Para atingir esse objetivo, Rick Berman e Brannon Braga decidiram
que era preciso promover uma forte renovação da equipe de roteiristas,
com relação aos que trabalhavam em Voyager. Da velha safra
só sobreviveram Andre Bormanis e a dupla Michael Sussman e Phyllis
Strong. Os demais seriam todos contratados especialmente para
a série.
No novo pacote, teve um pouco de tudo. Foram trazidos a bordo
desde veteranos da ficção científica, como Fred Dekker (responsável
pela roteirização do filme "Robocop 3" e de alguns episódios de
"Tales from the Crypt"), até totais novidades no gênero, como
Antoinette Stella (que tinha um histórico de carreira em séries
dramáticas como "Providence" e "Melrose Place").
Também foram trazidos a dupla André e Maria Jacquemetton (um casal
que já havia escrevido roteiros para séries tão díspares quanto
"Highlander", "Baywatch" e "Jack of All Trades"), o novato Tim
Finch (que só tinha a série "Seven Days" em seu currículo), e
o veterano Chris Black (que já havia roteirizado episódios de
várias séries de ficção e fantasia, como "Cleopatra 2525", "Xena",
"Sliders" e "Weird Science"). Stephen Beck, que já trabalhava
numa série de ficção da UPN, fechou a equipe para o primeiro ano.

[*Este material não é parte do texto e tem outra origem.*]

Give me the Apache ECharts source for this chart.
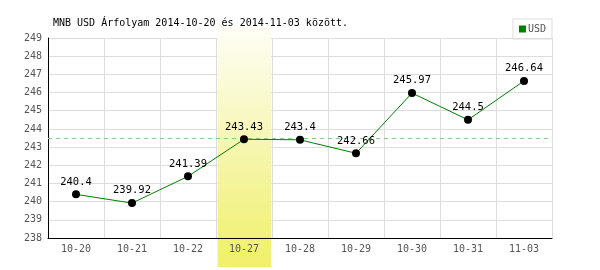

Se por um lado os produtores decidiram trazer sangue novo à produção
dos roteiros da série, por outro eles fecharam a principal porta
para a revelação de novos talentos, encerrando uma prática iniciada
por Michael Piller nos bons e velhos tempos de A Nova Geração:
a política de submissão de roteiros. É uma política normal da
indústria do entretenimento americana aceitar roteiros especulativos
enviados por qualquer escritor que esteja inscrito no sindicato.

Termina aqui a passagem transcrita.